Yorum: Halep trajedisinde Batı'nın sorumluluğu

Yorum: Halep trajedisinde Batı'nın sorumluluğu

Batılı politikacılar yıllardır Suriye krizinin silahla çözüme kavuşturulamayacağını söyler dururlar. Rusya Devlet Başkanı Vladimir Putin, himayesindeki Beşar Esad ve onların İran ve Lübnan'daki müttefikleri bu yargıya katılmıyorlar. Doğu Halep haftalarca açlığa mahkum edilip sistematik şekilde bombalandıktan sonra Suriye ordusu Şii müttefikleriyle birlikte muhalefetin elindeki son kaleyi de almak için toplu taarruza geçtiler. İnsanların akıbeti umurlarında değil. Onlar için sadece askeri zafer ve düşmanın aşağılanması önem taşıyor.

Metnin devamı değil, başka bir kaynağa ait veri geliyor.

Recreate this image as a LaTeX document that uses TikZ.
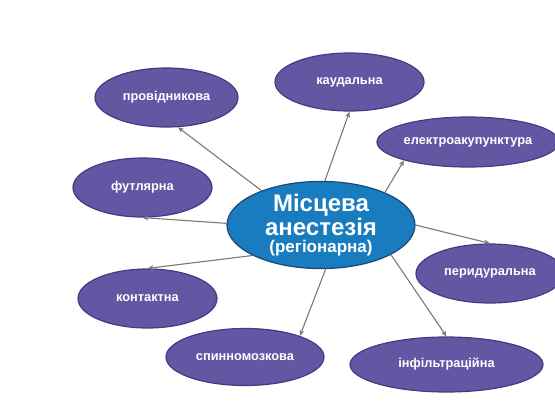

ABD ve Avrupa Birliği ise ne yapıyor? Pratik anlamda hiçbir şey. Batı uyarıyor, kınıyor, konferanslar tertipleyip kararlar alıyor. Ama aslında sadece seyrediyor. Bu nedenle, düşeceği anlaşılan Halep, Batı'nın izlediği Suriye politikasının yeni bir siyasi ve ahlâki iflas beyanıdır. Putin ve Esad'ın ABD'deki başkanlık seçimi yüzünden meydana gelen otorite boşluğundan yararlandıklarını öne sürmesi gülünç kaçıyor. İkisinin de böyle ‘boşluğa' ihtiyacı yok. Barack Obama Suriye politikasında Donald Trump'ın seçim zaferi yüzünden ‘topal ördek' olmadı. O zaten topallıyordu.

Otorite boşluğu şimdi doğmadı

Obama selefi George Bush'un Irak'ta yaptığı hataların Suriye'de tekerrür etmesini istemiyordu. Bu sözde pasifist tutum Obama ve bütün Batı'yı Suriye trajedisinin suç ortağı yaptı. Pasif kaldıkları için ABD'nin dış politikadaki güvenirliği azalan müttefikleri Suudi Arabistan ve Türkiye'ye kendi çıkarları doğrultusunda Suriye'yi etnik ve mezhebi savaş alanına çevirme cesaretini verdi.

Suriye'yi nefret ve şiddet sarmalından kurtarmak kadar krize siyasi ya da askeri ‘çözüm' bulmak da zorlaşıyor. Esad Halep'i de alırsa, Rusya'nın himayesindeki yenilmezliğini ve devrilemezliğini bütün dünyaya göstermiş olacak. Ilımlı ve radikal muhalefet ise kırsal kesimlerde mücadeleye ve kazandığı Sünni müttefiklerini silahlandırmaya devam edecek. Terör milisi IŞİD'in de bu hesaba dahil edilebileceği unutulmamalı. Çünkü Rusya ve Şam rejimi iddia ettiklerinin aksine IŞİD ile ciddi bir şekilde mücadele etmediler.

Savaş suçlusunun iktidarı

Halep trajedisi çoktandır bilinen bir gerçeği sembolleştirmektedir. Şöyle ki: Günümüzün en büyük savaş suçlusu Beşar Esad, Rusya ve İran desteğini çekmediği ve ABD de seyirci kalmaya devam ettiği sürece iktidarda kalacaktır. Ancak, Donald Trump muhalefetin endişelendiği gibi Suriye'de Rusya ile sınırlı da olsa işbirliği yapsa bile Esad Suriye'yi barışa kavuşturamaz. Savaşın ve ölümlerin sonu gelmeyecektir.